Sometimes, when I read or hear about the sexual abuse of children by Catholic clergy, I am filled with righteous anger. Anger at the priests and religious who did this, and maybe even more so, anger at the bishops and others who covered up and enabled heinous evil. It’s hypocritical, and it’s disgusting.

But at other times, I am filled with anger at the media and critics of the Church. There are times — and this past week, with its malicious attack on Cardinal Pell is a good example — when public figures and commentators indulge in vicious anti-Catholic bigotry. The noble goals of truth, justice and healing are sacrificed, even if momentarily. But worse than that: the terrible trauma of victims and survivors is exploited. It’s hypocritical, and it’s disgusting.

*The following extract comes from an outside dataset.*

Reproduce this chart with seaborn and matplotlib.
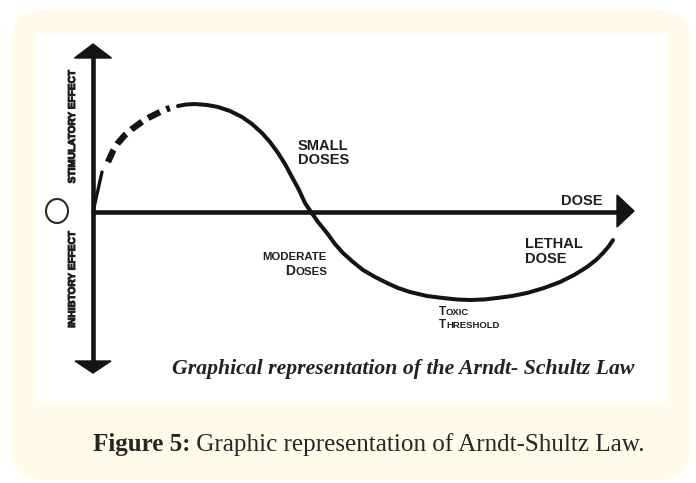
import numpy as np
import pandas as pd
import seaborn as sns
import matplotlib
matplotlib.use("Agg")
import matplotlib.pyplot as plt
import matplotlib.patheffects as pe
from matplotlib.patches import FancyBboxPatch, Rectangle, Polygon, Ellipse
from matplotlib import font_manager as fm

# ---------------- data (dose units along the x axis, effect units along y) -------------
onset_dose = [0.0, 0.166]
onset_effect = [0.0, 0.739]

dashed_dose = [0.277, 0.370, 0.462, 0.591, 0.721, 0.924, 1.054, 1.238, 1.368, 1.42]
dashed_effect = [0.924, 1.128, 1.275, 1.423, 1.534, 1.682, 1.756, 1.848, 1.904, 1.92]

solid_dose = [1.571, 1.719, 1.885, 2.107, 2.311, 2.532, 2.754, 2.939, 3.124, 3.272,
              3.420, 3.549, 3.678, 3.808, 3.919, 4.030, 4.159, 4.325, 4.473, 4.621,
              4.806, 4.991, 5.213, 5.434, 5.638, 5.860, 6.174, 6.470, 6.728, 6.969,
              7.227, 7.468, 7.745, 8.022, 8.336, 8.632, 8.891, 9.131, 9.298, 9.427,
              9.538, 9.612]
solid_effect = [1.959, 1.987, 1.996, 1.978, 1.941, 1.867, 1.756, 1.627, 1.460, 1.294,
                1.091, 0.887, 0.647, 0.407, 0.166, 0.0, -0.185, -0.388, -0.591, -0.758,
                -0.924, -1.072, -1.201, -1.312, -1.405, -1.479, -1.553, -1.590, -1.617,
                -1.627, -1.617, -1.590, -1.553, -1.497, -1.405, -1.294, -1.165, -1.017,
                -0.887, -0.758, -0.628, -0.518]

x_label = "DOSE"
up_label = "STIMULATORY EFFECT"
down_label = "INHIBTORY EFFECT"
small_label = ["SMALL", "DOSES"]
lethal_label = ["LETHAL", "DOSE"]
inner_caption = "Graphical representation of the Arndt- Schultz Law"
fig_caption_bold = "Figure 5:"
fig_caption_rest = "Graphic representation of Arndt-Shultz Law."

# ---------------- layout helpers ----------------
W, H = 696, 483
S = 54.1
X0, Y0 = 93, 212


def d_x(px):
    return (px - X0) / S


def d_y(py):
    return (Y0 - py) / S


sns.set_theme(style="white")
plt.rcParams["font.family"] = ["Liberation Sans", "DejaVu Sans"]
plt.rcParams["lines.scale_dashes"] = False

names = {f.name for f in fm.fontManager.ttflist}
narrow = "Liberation Sans Narrow" if "Liberation Sans Narrow" in names else (
    "DejaVu Sans Condensed" if "DejaVu Sans Condensed" in names else "Liberation Sans")

INK = "#141414"
TXT = "#1e1e1e"

fig = plt.figure(figsize=(W / 100, H / 100), dpi=100)
fig.patch.set_facecolor("white")

bg = fig.add_axes([0, 0, 1, 1], zorder=0)
bg.set_xlim(0, W)
bg.set_ylim(H, 0)
bg.axis("off")
bg.add_patch(FancyBboxPatch((12, 10), 678, 470, boxstyle="round,pad=0,rounding_size=30",
                            facecolor="#fffbe8", edgecolor="none"))
bg.add_patch(Rectangle((35, 33), 633, 369, facecolor="white", edgecolor="none"))

ax = fig.add_axes([0, 0, 1, 1], zorder=2)
ax.patch.set_alpha(0)
ax.set_xlim(d_x(0), d_x(W))
ax.set_ylim(d_y(H), d_y(0))
ax.axis("off")

# axes lines
ax.plot([0, 0], [d_y(57), d_y(362)], color=INK, lw=3.3, solid_capstyle="butt")
ax.plot([0, d_x(619)], [0, 0], color=INK, lw=3.3, solid_capstyle="butt")
# arrow heads
bg.add_patch(Polygon([(93, 44), (74.5, 58), (111.5, 58)], closed=True, color=INK, zorder=3))
bg.add_patch(Polygon([(93, 373), (75, 361), (111, 361)], closed=True, color=INK, zorder=3))
bg.add_patch(Polygon([(634, 211), (617, 195), (617, 227)], closed=True, color=INK, zorder=3))

# curve
sns.lineplot(x=onset_dose, y=onset_effect, sort=False, estimator=None, ax=ax,
             color=INK, lw=2.4)
sns.lineplot(x=dashed_dose, y=dashed_effect, sort=False, estimator=None, ax=ax,
             color=INK, lw=4.6)
ax.lines[-1].set_dashes([9.6, 5.0])
ax.lines[-1].set_dash_capstyle("butt")
sns.lineplot(x=solid_dose, y=solid_effect, sort=False, estimator=None, ax=ax,
             color=INK, lw=2.9)
ax.lines[-1].set_solid_capstyle("round")
ax.lines[-1].set_solid_joinstyle("round")

# null-effect circle
bg.add_patch(Ellipse((57, 211), 22, 24, facecolor="none", edgecolor="#2a2a2a", lw=1.5))

fig.canvas.draw()
R = fig.canvas.get_renderer()


def width(t):
    return t.get_window_extent(R).width


def height(t):
    return t.get_window_extent(R).height


def label(x, y, s, size, ha="left", **kw):
    return bg.text(x, y, s, fontsize=size, ha=ha, va="baseline", color=TXT,
                   fontweight="bold", **kw)


def smallcaps(x, y, parts, ha="left"):
    items = []
    cx = x
    for s, size in parts:
        t = label(cx, y, s, size)
        cx += width(t)
        items.append(t)
    if ha == "right":
        shift = cx - x
        for t in items:
            px, py = t.get_position()
            t.set_position((px - shift, py))
    return items


label(603, 205, x_label, 10.5, ha="right")
label(298, 150, small_label[0], 10.5)
label(298, 164, small_label[1], 10.5)
label(525, 248, lethal_label[0], 10.5)
label(525, 263, lethal_label[1], 10.5)

smallcaps(327, 260, [("MODERATE", 8.2)], ha="right")
smallcaps(327, 275, [("D", 10.0), ("OSES", 8.2)], ha="right")
smallcaps(439, 315, [("T", 8.4), ("OXIC", 6.8)])
smallcaps(439, 328, [("T", 8.4), ("HRESHOLD", 6.8)])

heavy = [pe.withStroke(linewidth=0.7, foreground=TXT)]
t_up = bg.text(72, 126.5, up_label, rotation=90, ha="center", va="center",
               fontsize=10, color=TXT, fontweight="bold", family=[narrow, "DejaVu Sans"])
t_up.set_fontsize(10 * 113 / height(t_up))
t_up.set_path_effects(heavy)
t_dn = bg.text(72, 279.5, down_label, rotation=90, ha="center", va="center",
               fontsize=t_up.get_fontsize(), color=TXT, fontweight="bold",
               family=[narrow, "DejaVu Sans"], path_effects=heavy)

# inner caption (bold italic serif)
t_in = bg.text(172, 374, inner_caption, fontsize=11, ha="left", va="baseline",
               color="#222222", fontweight="bold", fontstyle="italic",
               family=["Liberation Serif", "DejaVu Serif"])
t_in.set_fontsize(11 * 463 / width(t_in))

# figure caption
serif = ["Liberation Serif", "DejaVu Serif"]
cap_b = bg.text(93, 451, fig_caption_bold, fontsize=17, ha="left", va="baseline",
                color="#262626", fontweight="bold", family=serif)
cap_r = bg.text(93, 451, " " + fig_caption_rest, fontsize=17, ha="left", va="baseline",
                color="#262626", family=serif)
total = width(cap_b) + width(cap_r)
k = 553 / total
cap_b.set_fontsize(17 * k)
cap_r.set_fontsize(17 * k)
cap_r.set_position((93 + width(cap_b), 451))

fig.savefig("out.png", dpi=100, facecolor="white")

But here’s the thing: while I periodically navigate between these extremes, I can find myself irrationally reacting against a media article I’m reading, or a person I’m engaging in conversation. Let me give you a few examples:

  • In private conversation, a Catholic from an older generation decries the media obsession, and the slavish position of the Truth, Justice and Healing Council. I feel anger boiling up within me, and a dismay that the Church doesn’t whole-heartedly and without qualification accuse herself and engage in radical penance.
  • I read a newspaper article which unjustly pillories individuals within the Church, and reduces the scourge of clergy abuse to something marginal, like celibacy for the Kingdom. I feel anger boiling up within me, and a stubborn defensiveness of the Church.

These are just two examples from a spectrum that covers every position and every reaction. But there’s a common denominator: I respond with self-righteous anger, which is quite different from righteous anger. Maybe you experience something like this yourself.

Because of this, I now studiously avoid second- and third-hand accounts of the Royal Commission and the cases of abuse. I still open myself up to first-hand accounts. The direct testimony of Royal Commission witnesses for example, and confidential conversations with victims and survivors of sexual abuse. In those instances I am moved by compassion, not self-righteous anger.

But I avoid TV and newspaper coverage, facile musical parodies, and even artful treatments (by all accounts) like Spotlight. These second- and third-hand accounts too easily stoke my passions in negative and destructive ways. Which tells me something I knew already: in the midst of this terrible sin and scandal, which teems with human vice and worldliness, the devil also prowls. There is something truly diabolical about all this, which we must attend to.

I repeatedly remind my parishioners, at the beginning of the media’s periodic coverage of the Church’s sins, to consciously foster a supernatural outlook:

  • To match every minute consuming media treatment of this evil, with another minute prayerfully reading the life of Christ in the Gospels.
  • To debrief with the Lord each evening, examining one’s emotional responses to the latest news or commentary, and placing it all in God’s hands.
  • To choose one’s words carefully, and listen with real compassion when others speak about these matters.

Finally, and perhaps most importantly, I counsel visits to the Blessed Sacrament. To go out of one’s way and kneel before a tabernacle, even if only for a minute, to remind oneself that Christ is the head of the Church; he is the reason we are Catholic; and he is always present to us in the Eucharist, regardless of the virtue or vice of his ministers. When we do these things, I think, we are better able to respond to this terrible evil just as our Lord responds. Not with self-righteousness, but with real compassion, sorrow, and righteous anger.

One more thing: suffering is not in vain. Suffering can be redemptive. As St Paul so beautifully puts it,

“the Sinless One became sin, so that in him we might become the goodness of God.”

What is true of Christ is also true of the Church, and it’s true of us individually too, Christ’s members. We can assume sin, and carry its consequences within us, for the good and healing of others. So we should meet this current affliction with sincere hope in healing and redemption. For the Passion leads to the glory of the Resurrection.